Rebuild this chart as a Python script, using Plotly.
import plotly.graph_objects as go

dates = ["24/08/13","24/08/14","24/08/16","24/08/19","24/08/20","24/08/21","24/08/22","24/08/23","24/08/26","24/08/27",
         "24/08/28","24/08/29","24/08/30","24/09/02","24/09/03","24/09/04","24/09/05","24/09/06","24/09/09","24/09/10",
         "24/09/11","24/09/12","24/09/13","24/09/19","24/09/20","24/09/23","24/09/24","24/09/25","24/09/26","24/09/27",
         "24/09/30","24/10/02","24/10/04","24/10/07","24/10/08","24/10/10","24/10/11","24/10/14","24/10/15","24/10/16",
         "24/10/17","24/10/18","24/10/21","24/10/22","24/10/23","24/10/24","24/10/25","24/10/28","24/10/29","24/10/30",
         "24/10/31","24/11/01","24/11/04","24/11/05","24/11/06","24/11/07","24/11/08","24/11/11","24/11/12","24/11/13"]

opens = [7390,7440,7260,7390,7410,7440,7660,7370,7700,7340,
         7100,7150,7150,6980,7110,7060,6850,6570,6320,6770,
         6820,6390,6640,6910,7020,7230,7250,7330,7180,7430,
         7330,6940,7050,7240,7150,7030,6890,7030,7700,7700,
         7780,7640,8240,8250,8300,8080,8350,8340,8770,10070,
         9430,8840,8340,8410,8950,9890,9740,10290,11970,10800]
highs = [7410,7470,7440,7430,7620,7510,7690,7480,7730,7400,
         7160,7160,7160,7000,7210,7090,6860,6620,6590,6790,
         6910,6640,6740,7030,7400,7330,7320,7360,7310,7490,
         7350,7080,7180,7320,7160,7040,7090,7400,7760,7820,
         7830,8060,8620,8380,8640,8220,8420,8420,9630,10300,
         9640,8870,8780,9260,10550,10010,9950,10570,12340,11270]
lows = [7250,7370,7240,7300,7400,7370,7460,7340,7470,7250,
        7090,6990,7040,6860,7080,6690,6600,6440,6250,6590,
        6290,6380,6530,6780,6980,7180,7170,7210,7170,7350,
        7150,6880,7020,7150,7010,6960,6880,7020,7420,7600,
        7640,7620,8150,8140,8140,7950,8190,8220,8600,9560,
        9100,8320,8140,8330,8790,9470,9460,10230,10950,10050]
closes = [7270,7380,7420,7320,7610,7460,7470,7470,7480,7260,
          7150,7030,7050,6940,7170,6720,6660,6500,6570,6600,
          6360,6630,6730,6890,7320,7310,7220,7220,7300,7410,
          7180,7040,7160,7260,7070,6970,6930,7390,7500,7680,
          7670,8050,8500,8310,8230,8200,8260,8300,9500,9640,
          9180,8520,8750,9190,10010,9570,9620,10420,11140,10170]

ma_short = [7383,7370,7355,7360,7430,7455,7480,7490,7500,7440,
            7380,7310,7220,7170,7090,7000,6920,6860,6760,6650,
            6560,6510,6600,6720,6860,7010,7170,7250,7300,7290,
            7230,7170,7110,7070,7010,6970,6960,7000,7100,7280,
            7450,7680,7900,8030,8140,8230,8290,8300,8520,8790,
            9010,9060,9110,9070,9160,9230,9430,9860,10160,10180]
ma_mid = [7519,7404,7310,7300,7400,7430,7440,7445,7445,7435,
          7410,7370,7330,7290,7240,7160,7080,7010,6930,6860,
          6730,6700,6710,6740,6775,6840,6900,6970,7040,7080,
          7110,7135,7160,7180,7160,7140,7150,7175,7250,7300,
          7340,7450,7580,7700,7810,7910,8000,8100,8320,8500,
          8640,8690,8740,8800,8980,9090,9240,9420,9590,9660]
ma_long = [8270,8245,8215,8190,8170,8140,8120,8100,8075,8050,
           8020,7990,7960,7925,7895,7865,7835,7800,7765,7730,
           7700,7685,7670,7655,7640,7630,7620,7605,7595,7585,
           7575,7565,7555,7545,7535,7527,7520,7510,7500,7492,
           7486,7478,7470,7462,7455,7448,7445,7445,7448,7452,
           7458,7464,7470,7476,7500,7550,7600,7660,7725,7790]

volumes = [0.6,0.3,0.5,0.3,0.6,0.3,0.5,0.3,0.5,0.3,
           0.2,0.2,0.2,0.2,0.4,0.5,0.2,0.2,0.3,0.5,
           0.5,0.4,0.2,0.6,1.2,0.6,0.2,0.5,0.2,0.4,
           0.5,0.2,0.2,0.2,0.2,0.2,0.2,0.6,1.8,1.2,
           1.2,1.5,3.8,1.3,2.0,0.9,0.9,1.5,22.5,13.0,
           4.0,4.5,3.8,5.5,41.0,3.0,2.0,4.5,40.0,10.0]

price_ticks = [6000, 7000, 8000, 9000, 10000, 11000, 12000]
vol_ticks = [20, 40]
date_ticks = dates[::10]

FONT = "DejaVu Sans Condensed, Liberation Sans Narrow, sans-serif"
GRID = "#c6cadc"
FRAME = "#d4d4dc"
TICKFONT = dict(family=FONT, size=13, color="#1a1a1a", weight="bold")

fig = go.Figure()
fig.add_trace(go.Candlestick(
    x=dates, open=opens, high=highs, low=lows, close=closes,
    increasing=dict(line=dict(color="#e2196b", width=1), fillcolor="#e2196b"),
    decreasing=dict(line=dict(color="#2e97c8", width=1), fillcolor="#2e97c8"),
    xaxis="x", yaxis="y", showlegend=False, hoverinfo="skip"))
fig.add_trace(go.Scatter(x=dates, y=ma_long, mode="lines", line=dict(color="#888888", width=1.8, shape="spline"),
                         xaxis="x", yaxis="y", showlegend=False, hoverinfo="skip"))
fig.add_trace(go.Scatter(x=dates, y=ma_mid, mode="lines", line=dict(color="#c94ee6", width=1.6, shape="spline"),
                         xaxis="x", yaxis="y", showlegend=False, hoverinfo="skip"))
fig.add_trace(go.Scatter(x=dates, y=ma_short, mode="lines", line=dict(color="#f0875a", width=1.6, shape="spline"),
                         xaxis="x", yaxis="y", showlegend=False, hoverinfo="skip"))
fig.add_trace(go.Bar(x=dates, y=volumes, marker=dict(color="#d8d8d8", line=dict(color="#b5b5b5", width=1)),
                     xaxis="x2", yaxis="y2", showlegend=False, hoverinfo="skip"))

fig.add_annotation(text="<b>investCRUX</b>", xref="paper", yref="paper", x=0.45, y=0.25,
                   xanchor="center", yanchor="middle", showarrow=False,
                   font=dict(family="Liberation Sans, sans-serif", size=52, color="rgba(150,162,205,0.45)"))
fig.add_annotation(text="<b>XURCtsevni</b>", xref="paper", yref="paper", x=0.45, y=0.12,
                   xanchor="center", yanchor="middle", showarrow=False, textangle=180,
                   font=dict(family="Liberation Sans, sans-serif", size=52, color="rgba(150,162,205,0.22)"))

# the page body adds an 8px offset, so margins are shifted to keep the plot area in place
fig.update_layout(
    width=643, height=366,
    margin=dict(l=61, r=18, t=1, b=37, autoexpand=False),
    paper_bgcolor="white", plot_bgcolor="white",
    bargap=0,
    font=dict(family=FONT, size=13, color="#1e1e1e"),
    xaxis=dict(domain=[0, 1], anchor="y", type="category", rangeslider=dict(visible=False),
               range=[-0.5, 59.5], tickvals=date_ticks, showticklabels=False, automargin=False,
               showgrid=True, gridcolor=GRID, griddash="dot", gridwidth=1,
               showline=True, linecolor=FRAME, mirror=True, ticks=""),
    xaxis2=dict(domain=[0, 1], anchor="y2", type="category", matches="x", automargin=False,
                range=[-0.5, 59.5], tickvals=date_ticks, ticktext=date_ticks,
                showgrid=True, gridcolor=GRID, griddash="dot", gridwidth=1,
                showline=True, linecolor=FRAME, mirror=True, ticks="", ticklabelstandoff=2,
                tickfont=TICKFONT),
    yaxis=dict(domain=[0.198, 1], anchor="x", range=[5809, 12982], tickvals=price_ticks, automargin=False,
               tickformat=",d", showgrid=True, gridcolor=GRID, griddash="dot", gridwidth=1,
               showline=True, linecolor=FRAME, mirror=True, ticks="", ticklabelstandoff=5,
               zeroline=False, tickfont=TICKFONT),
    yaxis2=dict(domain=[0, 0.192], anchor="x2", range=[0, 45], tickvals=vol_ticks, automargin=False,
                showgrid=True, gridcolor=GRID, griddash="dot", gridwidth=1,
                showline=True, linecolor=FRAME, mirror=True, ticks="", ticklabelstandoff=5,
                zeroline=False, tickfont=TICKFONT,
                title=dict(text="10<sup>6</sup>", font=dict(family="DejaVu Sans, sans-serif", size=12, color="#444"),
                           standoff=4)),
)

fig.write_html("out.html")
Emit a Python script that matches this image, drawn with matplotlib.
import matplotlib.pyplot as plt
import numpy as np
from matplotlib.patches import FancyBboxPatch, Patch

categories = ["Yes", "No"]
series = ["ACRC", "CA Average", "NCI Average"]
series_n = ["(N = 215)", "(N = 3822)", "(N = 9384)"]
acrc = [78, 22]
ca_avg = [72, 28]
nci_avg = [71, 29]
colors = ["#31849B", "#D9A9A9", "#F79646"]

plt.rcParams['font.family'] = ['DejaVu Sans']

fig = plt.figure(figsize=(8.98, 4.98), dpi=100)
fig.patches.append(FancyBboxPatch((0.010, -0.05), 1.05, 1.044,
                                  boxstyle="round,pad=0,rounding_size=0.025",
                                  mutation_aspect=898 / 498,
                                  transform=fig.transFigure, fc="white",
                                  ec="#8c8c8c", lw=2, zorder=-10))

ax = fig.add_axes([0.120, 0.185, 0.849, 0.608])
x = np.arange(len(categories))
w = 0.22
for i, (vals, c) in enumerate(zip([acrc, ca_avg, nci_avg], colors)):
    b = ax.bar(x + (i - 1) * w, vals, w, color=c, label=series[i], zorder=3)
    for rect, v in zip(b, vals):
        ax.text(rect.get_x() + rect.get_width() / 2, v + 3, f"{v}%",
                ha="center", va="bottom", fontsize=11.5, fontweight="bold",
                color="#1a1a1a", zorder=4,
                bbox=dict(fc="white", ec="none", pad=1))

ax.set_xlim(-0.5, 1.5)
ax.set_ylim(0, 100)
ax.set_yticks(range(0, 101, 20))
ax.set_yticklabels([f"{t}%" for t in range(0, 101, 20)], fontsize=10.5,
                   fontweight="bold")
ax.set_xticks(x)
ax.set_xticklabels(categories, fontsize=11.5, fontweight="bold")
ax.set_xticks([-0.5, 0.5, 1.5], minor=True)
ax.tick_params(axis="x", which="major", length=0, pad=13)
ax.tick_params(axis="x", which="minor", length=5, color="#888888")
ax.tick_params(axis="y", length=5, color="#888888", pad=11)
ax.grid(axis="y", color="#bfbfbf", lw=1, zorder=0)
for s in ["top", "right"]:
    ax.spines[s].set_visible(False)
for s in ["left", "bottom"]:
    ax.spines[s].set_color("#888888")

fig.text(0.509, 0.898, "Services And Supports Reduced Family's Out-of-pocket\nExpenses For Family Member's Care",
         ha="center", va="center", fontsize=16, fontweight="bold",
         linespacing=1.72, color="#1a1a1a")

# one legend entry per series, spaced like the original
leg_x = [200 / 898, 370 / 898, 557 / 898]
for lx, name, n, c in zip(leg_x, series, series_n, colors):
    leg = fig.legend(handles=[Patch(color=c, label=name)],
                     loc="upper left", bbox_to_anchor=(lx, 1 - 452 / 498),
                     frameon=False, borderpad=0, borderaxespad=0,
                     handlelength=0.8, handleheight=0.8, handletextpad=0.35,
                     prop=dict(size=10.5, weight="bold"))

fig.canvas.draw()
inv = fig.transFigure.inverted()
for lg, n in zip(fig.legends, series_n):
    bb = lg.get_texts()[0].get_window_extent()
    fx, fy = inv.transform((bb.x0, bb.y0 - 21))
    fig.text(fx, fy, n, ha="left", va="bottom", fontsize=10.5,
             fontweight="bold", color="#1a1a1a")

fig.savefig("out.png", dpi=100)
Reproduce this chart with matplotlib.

## What needs to be done
Lines from the top of the entries through the line with "import plotly.graph_objects as go" are to be transcribed exactly, and nothing more.

## Result of this exercise
Rebuild this chart as a Python script, using Plotly.
import plotly.graph_objects as go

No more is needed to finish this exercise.